First, a little personal background - my 'Paternal' ancestors are from N. Ireland - we are LONG lived, as a rule ! ...

My Father - and many of his friends - joined the British Army (Inniskilling Fusiliers) during the 2nd. world War ...

But - due to age - they didn't enter service until after it (Malaya \ Burma \ India & Pakistan \ Jamaica \ etc.) ...

His father was born in the 1870s - which made him too young for the Boer war and too old for the 1st. World war ...

I remember conversations with him in the late 1950s - his memories fascinated me even then - and still do today ...

Ditto the "family stories" from my Father, his older Brother and the rest of my family 'across the water' ...

Circa 100 years ago, you could go to your local Apothecary and buy as much Coco Leaf and Opium as you liked ...

Then follow it up, by taking a trip to the gun shop and buying all the weapons and ammunitions you desired ...

And crime then was NOT attributed to 'drugs' or 'guns' - only to the behaviour of Criminals ! ...

A little less than 50 years ago, I walked the streets of Glasgow every Friday night "well armed" ! ...

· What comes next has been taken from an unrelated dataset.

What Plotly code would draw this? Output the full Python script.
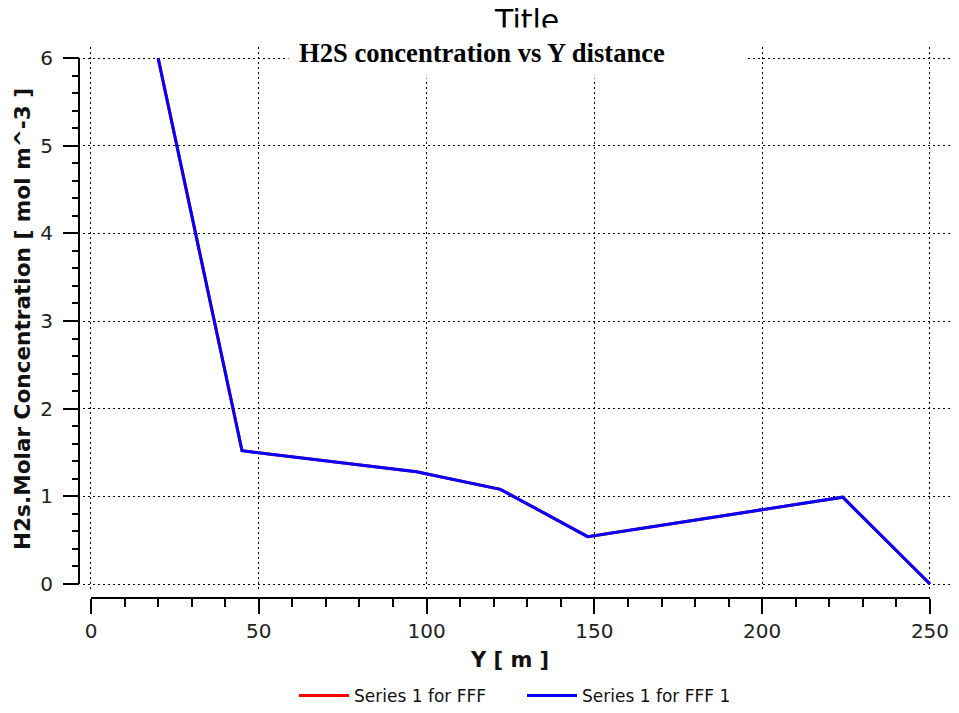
import plotly.graph_objects as go

# Data
y_dist = [20, 45, 97, 122, 148, 224, 250]
h2s_conc = [6.0, 1.52, 1.28, 1.08, 0.54, 0.99, 0.0]
series_names = ["Series 1 for FFF", "Series 1 for FFF 1"]
series_colors = ["#FF0000", "#0000FF"]
x_ticks = [0, 50, 100, 150, 200, 250]
y_ticks = [0, 1, 2, 3, 4, 5, 6]
x_axis_span = [0, 250]
y_axis_span = [0, 6]
# grid area extends a little beyond the axis spans, as in the reference
x_range = [-2.38, 256.26]
y_range = [-0.057, 6.1255]

# page has an 8px body margin: figure is placed at (8, 8)
OFF = 8
W, H = 959 - 2 * OFF, 713 - 2 * OFF
PAGE_L, PAGE_R, PAGE_T, PAGE_B = 79, 951, 47, 598
L, R, T, B = PAGE_L - OFF, W - (PAGE_R - OFF), PAGE_T - OFF, H - (PAGE_B - OFF)
PW, PH = W - L - R, H - T - B


def px_x(p):
    """page x pixel -> paper fraction"""
    return (p - PAGE_L) / PW


def px_y(p):
    """page y pixel -> paper fraction"""
    return (PAGE_B - p) / PH


fig = go.Figure()
for name, col in zip(series_names, series_colors):
    fig.add_trace(go.Scatter(
        x=y_dist, y=h2s_conc, mode="lines", name=name,
        line=dict(color=col, width=3),
    ))

sans = "DejaVu Sans"
grid = dict(showgrid=True, gridcolor="black", gridwidth=1, griddash="2px,3px", zeroline=False)
tickstyle = dict(ticks="outside", tickwidth=2, tickcolor="black", showline=False,
                 tickfont=dict(family=sans, size=20, color="#222"), automargin=False)

fig.update_layout(
    width=W, height=H,
    margin=dict(l=L, r=R, t=T, b=B, pad=0, autoexpand=False),
    paper_bgcolor="white", plot_bgcolor="white",
    showlegend=True,
    legend=dict(
        orientation="h", x=px_x(294), xanchor="left", y=px_y(696), yanchor="middle",
        font=dict(family=sans, size=17, color="#111"),
        entrywidth=163, entrywidthmode="pixels", itemwidth=50,
        bgcolor="rgba(0,0,0,0)", borderwidth=0,
    ),
    xaxis=dict(
        domain=[(83 - PAGE_L) / PW, 1], anchor="free", position=0,
        range=x_range, tickmode="array", tickvals=x_ticks,
        ticklen=15,
        minor=dict(dtick=10, ticks="outside", ticklen=8, tickwidth=2, tickcolor="black", showgrid=False),
        ticklabelstandoff=0, **grid, **tickstyle,
    ),
    yaxis=dict(
        domain=[(PAGE_B - 589) / PH, 1], anchor="free", position=0,
        range=y_range, tickmode="array", tickvals=y_ticks,
        ticklen=16,
        minor=dict(dtick=0.2, ticks="outside", ticklen=7, tickwidth=2, tickcolor="black", showgrid=False),
        ticklabelstandoff=6, **grid, **tickstyle,
    ),
    shapes=[
        # axis lines (offset from the plot area, as in the reference)
        dict(type="line", xref="x", yref="paper", x0=x_axis_span[0], x1=x_axis_span[1], y0=0, y1=0,
             line=dict(color="black", width=2)),
        dict(type="line", xref="paper", yref="y", x0=0, x1=0, y0=y_axis_span[0], y1=y_axis_span[1],
             line=dict(color="black", width=2)),
    ],
    annotations=[
        dict(text="Title", xref="paper", yref="paper", x=px_x(526), y=px_y(20),
             xanchor="center", yanchor="middle", showarrow=False,
             font=dict(family=sans, size=30, color="black")),
        dict(text="<b>H2S concentration vs Y distance</b>", xref="paper", yref="paper",
             x=px_x(288), y=px_y(26.5), xanchor="left", yanchor="top",
             width=437, height=30, borderpad=10, align="left", valign="middle",
             bgcolor="white", showarrow=False,
             font=dict(family="Liberation Serif", size=26.6, color="black")),
        dict(text="<b>H2s.Molar Concentration [ mol m^-3 ]</b>", xref="paper", yref="paper",
             x=px_x(22), y=px_y(319), xanchor="center", yanchor="middle",
             textangle=-90, showarrow=False,
             font=dict(family=sans, size=21.6, color="#111")),
        dict(text="<b>Y [ m ]</b>", xref="paper", yref="paper",
             x=px_x(509), y=px_y(660), xanchor="center", yanchor="middle",
             showarrow=False, font=dict(family=sans, size=21, color="#111")),
    ],
)

fig.write_html("out.html")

I was a Boy Scout (1st. Glasgow Group, A Troop, Kestrel Patrol) - we had a LOT of members ...

A 6" sheath knife fastened to my belt, a 4" folding knife in my Sporran and a small 'Skean Dubh' in my sock ...

This started from 11 years of age - neither my Parents nor my Teachers or the local Police saw it as 'wrong' ...

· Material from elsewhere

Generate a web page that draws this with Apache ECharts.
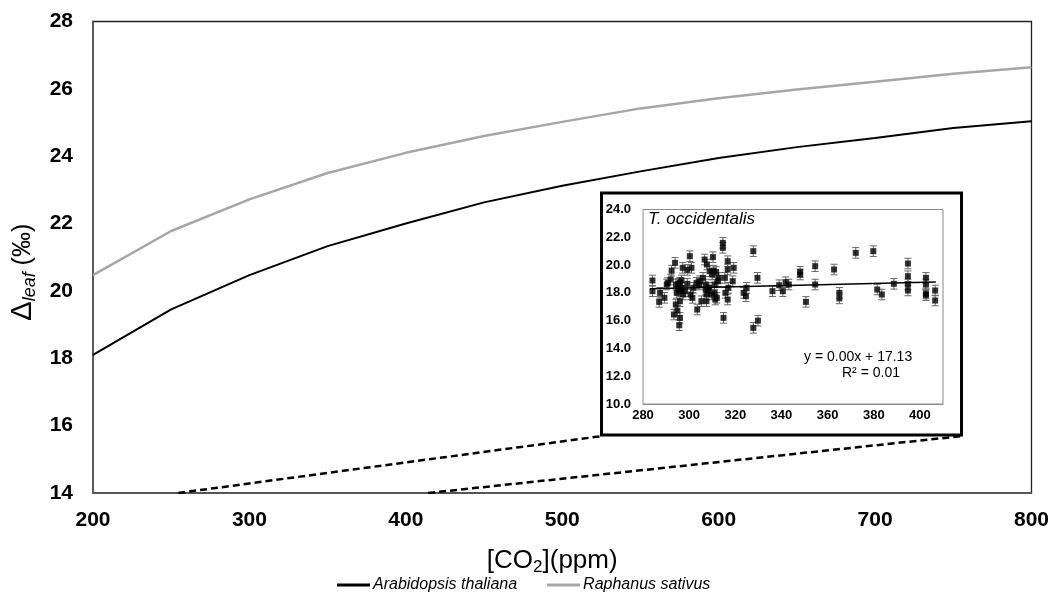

The only concerns that were EVER voiced, were that I should make sure that the knives were clean and sharp ...

When we went camping (usually 50+ boys) - we used hand-axes, felling-axes, adzes, logging saws, draw-knives ...

And we often played "knifey" - and no-one was ever hurt - and I did this until I was 17 years old ...

The adults there (Scout Leaders) only ensured that we used these 'tools' correctly and safely ...

When I was 14 years old, I became a 'Patrol Leader' - and WE - not the 'Adults' actually ran things ! ..

It was the "PLs" who regulated day-to-day operations, built the camps, and ensured that all were safe ...

Even - in 1967 - jumping into the freezing River Esk, to rescue a younger, boy who had been swept away ...

Know what ? - we didn't stop to consult the "safety elf" first, or even inform the Scout Leaders ...

We just did what was needed - because it was necessary - and even forget to mention it until the next day ! ...

Today, if I walk the streets of the UK (or Norway) with a small Swiss Army Knife in my pocket ? ...

I'm a Criminal !!! - but, neither my Moral nor Ethical standards have changed - only the Law has ...

Whatever happened to "Personal Principles" and Responsibility ? - where did Common Sense and respect for others go to ? ...

JUST WHAT HAS HAPPENED TO THE WORLD ??? ...

Captain Ranty said...

Leggy,

Your glacier has reached my wee village. I just went to pick up my wife. She gently slid around a slight bend and slammed into a young chaps car. His rear end was destroyed as was her front end. What the fuck do they make cars out of these days?

Called the cops to report the bump, they cared not a fig, nor were they surprised. "There isn't a grain of salt left in the country", they said. "The roads are like skating rinks. Unless someone died or got injured, we don't want to know. Go away and leave us in peace. We have donuts to attend to".

The short story is that I now have to massively reduce my alcohol intake as I defaulted to designated driver.

I am turgid with anticipation.

Best wishes for 2010. We WILL hook up for that pint one of these days, old son.

Slainte,

CR.

BTW, the young lad whose car my wife hit was recently registered as a sex offender. (Kiddie fiddling, apparently) AND he had only got his new car six days ago. Synchronicity, perhaps?

banned said...

The failure of many councils to keep adequate salt supplies is a result of the AWG scam. Any council worker advocating bigging up the salt stocks would be instantly branded a "Climate Calamity Denier" and hounded out of his job alongside the racists, elitists and misogynists previously exposed.

Met Office now offering a 45% probablity of a "cold" winter, on Wednesday it had been 20%. They fiddled their own website by sleight of hand.